There are no moorings in Big Geiger Cove. All members anchor when they visit. Here are some general tips about anchoring, specifically for our location:
Primary anchor – Delta, Danforth, Rocna and Mantus anchors work well in the bottom of Big Geiger Cove. Bruce, CQR, Navy do not. One size larger than the suggested size for any given boat. Minimum 2 boat lengths of chain and at least 300′ total rode, marked. Chain size depends on windlass size, but I always suggest High Test (G4) chain. The biggest shackles that will fit, wired with s/s seizing wire. Between 5/1 and 7/1 scope on all anchors, but not more than 7/1 on a busy weekend.
Secondary anchor – Similar to above with one boat length of chain for ease in rowing it out in a hurry.
Stern anchor – Danforth or Fortress anchor (with mud flaps installed) one size larger than suggested, one boat length of chain, one size larger than suggested for the boat size, High Test (G4) and at least 350′ of oversized nylon rope. Yes, 350′. When everything turns to you-know-what, you will use every inch of that 350′ to reposition the boat without taking out everybody else in the cove.
Every boat should have a 150′ piece of nylon rope ready to go during an anchor drill, for tying to another boat to save them or yourself.
- Be cognizant of other boats anchoring/pulling anchor at the same time. If you need assistance, we may be engaged during heavy traffic.
- Always dive or view to confirm your anchors are good and set after you stand down for anchor duty.
- Do not position your vessel abreast of another in close proximity. It’s best to stagger them as they all drift differently and have varying windage properties. Staggering them allows them to swing in front of or behind each other. This also gives us more time to react when one is dragging its anchor.
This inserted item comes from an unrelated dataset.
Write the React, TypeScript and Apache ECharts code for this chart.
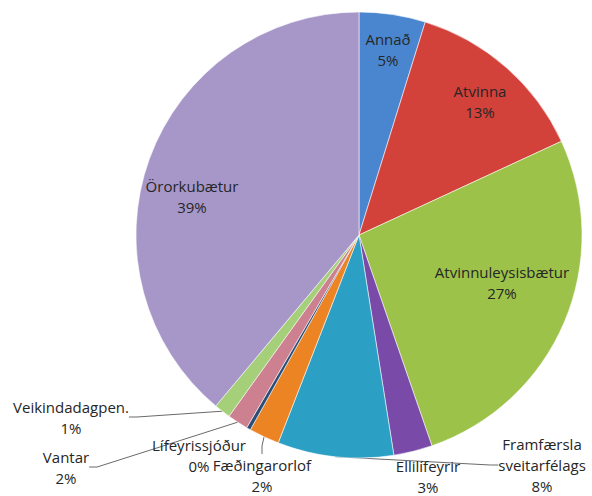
import React, { useEffect, useRef } from "react";
import * as echarts from "echarts";

const categories = [
  "Annað",
  "Atvinna",
  "Atvinnuleysisbætur",
  "Ellilífeyrir",
  "Framfærsla sveitarfélags",
  "Fæðingarorlof",
  "Lífeyrissjóður",
  "Vantar",
  "Veikindadagpen.",
  "Örorkubætur",
];
const values = [4.8, 13.3, 26.6, 2.8, 8.4, 2.2, 0.3, 1.5, 1.2, 38.9];
const colors = [
  "#4a86d0",
  "#d2413a",
  "#9cc24a",
  "#7a4aa8",
  "#2b9fc4",
  "#ec8424",
  "#2c4d75",
  "#cc8090",
  "#a6cf7a",
  "#a797c9",
];
// label anchor (centre of text block) for each slice, Excel-style placement
const labelPos: [number, number][] = [
  [388, 49],
  [480, 101],
  [502, 282],
  [428, 476],
  [542, 465],
  [262, 475],
  [199, 455],
  [66, 467],
  [71, 417],
  [192, 196],
];
const showLeader = [false, false, false, false, true, true, false, true, true, false];

export default function App() {
  const ref = useRef<HTMLDivElement>(null);
  useEffect(() => {
    if (!ref.current) return;
    const chart = echarts.init(ref.current, undefined, { renderer: "svg" });
    chart.setOption({
      animation: false,
      backgroundColor: "#ffffff",
      series: [
        {
          type: "pie",
          center: [359, 235],
          radius: 223,
          startAngle: 90,
          clockwise: true,
          percentPrecision: 0,
          avoidLabelOverlap: false,
          itemStyle: { borderColor: "rgba(255,255,255,0.55)", borderWidth: 1 },
          label: {
            show: true,
            position: "outside",
            fontFamily: "Open Sans",
            fontSize: 15,
            lineHeight: 21,
            color: "#262626",
            align: "center",
            formatter: (p: any) =>
              (p.name === "Framfærsla sveitarfélags" ? "Framfærsla\nsveitarfélags" : p.name) +
              "\n" +
              p.percent +
              "%",
          },
          labelLine: {
            show: true,
            length: 8,
            length2: 8,
            lineStyle: { color: "#6a6a6a", width: 1 },
          },
          labelLayout: (params: any) => {
            const [x, y] = labelPos[params.dataIndex];
            return { x, y, align: "center", verticalAlign: "middle" };
          },
          data: categories.map((name, i) => ({
            name,
            value: values[i],
            itemStyle: { color: colors[i] },
            labelLine: { show: showLeader[i] },
          })),
        },
      ],
    });
    return () => chart.dispose();
  }, []);
  return (
    <div
      ref={ref}
      style={{ position: "fixed", left: 0, top: 0, width: 592, height: 496 }}
    />
  );
}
- Have an extra anchor and rode aboard and don’t be afraid to tie off to an adjacent boat to ease the strain and avoid a collision while help arrives on the scene.
- Be cognizant of wind direction AND CURRENT when deploying and retrieving your anchors. Last year we had opposing forces which made for some interesting departures.
- Never navigate “Inshore” of the two red reflectors.
- Asking questions when uncertain is the measure of good seamanship.
- Ask for help as needed.
Some Specific notes to Big Geiger Cove:
The prominent challenge to anchoring in our cove is the Eelgrass.
If you haven’t dove down to inspect it, it’s extremely durable and renders the sand very porous. This makes it very difficult for our anchors to pierce through to gain a solid hold.
Another challenge is that the Eelgrass grows in the center of the cove where we primarily affix our bow anchors.
GENERAL RULE: Set the hook! Typically 1000 rpms in forward and reverse, held for a while, is sufficient to embed the anchor under strain. The goal is when you come back to neutral, your vessel should spring towards the hook being set.
The ultimate goal is to have properly/over sized well seated bow and stern anchors that on the bow, will pierce through the Eelgrass and on the stern embed into the sand and gravel.
So, what type of anchors work best with this underwater topography?
Bruce Anchors don’t seem to be the best bow choice as they tend to not pierce the Eelgrass and collect clumps as they scrape across the bottom.
MUCH BETTER (For BGC):
The Delta and Spade Anchors seem to pierce and set in Eelgrass better than the Bruce.
Danforth/Fortress Anchors seem to work the best in sandy/gravel “stern-hook-region” of Big Geiger Cove.
This is a refresher and reminder as to make our guests/prospective members aware of our rules in an effort to make them feel most welcome and comfortable. We’re all here to have a great time and work together.